Scanning the room from behind one’s shaded eyes, like Spy vs. Spy, will reveal that everyone’s not on the same page when it comes down to their social life, and certainly about a life spent living among demons, with a fess-up revealing that most spies haven’t even read the same book. There are those travelers who get their shoes caught in the sand, then fall asleep without falling over, others lay back with one eye open, one eye dreaming, never satisfied with the demons they have, envious of those belonging to others, filled with dreams for what never was. Then there are those who’ve equipped themselves for a life in the outer atmosphere, while other citizens live a life given over to their own personal demons. Those monkeys are the ever-lost souls, those who sleep deep in the stratosphere, they’ve completely given up even the notion of trying to balance a set of sand filled shoes on terra firma … a sad lot, truly lost, the one’s who’ve given life among the demons a bad name, a wretched address, and use their choices as excuses to curry favors, building webs so full of holes they manage to catch nothing more than sleepy-eyed half spent carnival box chameleons, that once home have nothing more to offer than disappointment.
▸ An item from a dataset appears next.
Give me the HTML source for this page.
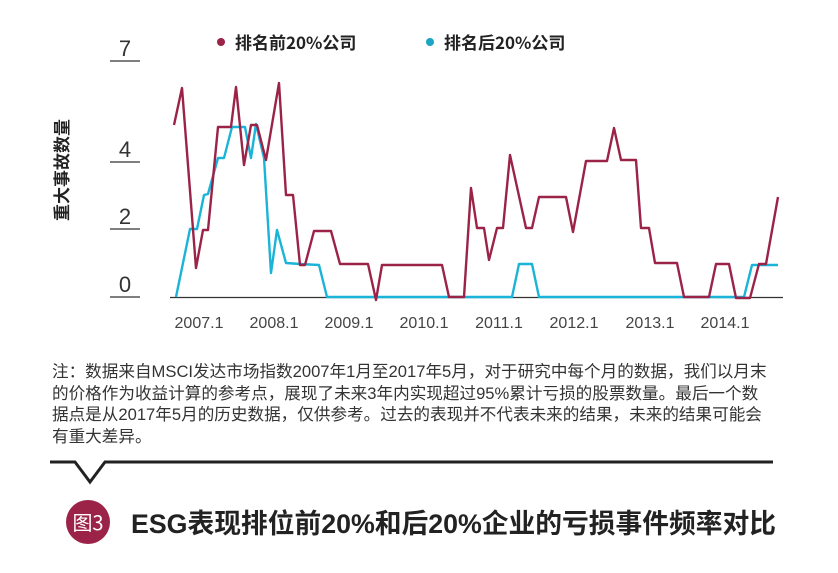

But for those who’ve slipped between worlds, and learned to walk floorboards with silence at an early age, a life among demons can be intoxicating, if not ambidextrous. These lucky runners slip through their days spellbound, splashing streams dry, hearing giggles that become laughs, remaining unfazed when screen-doors slam, giving even Customs Inspectors reason to believe, getting themselves showered with luscious receipts, and combinations that spin wide open.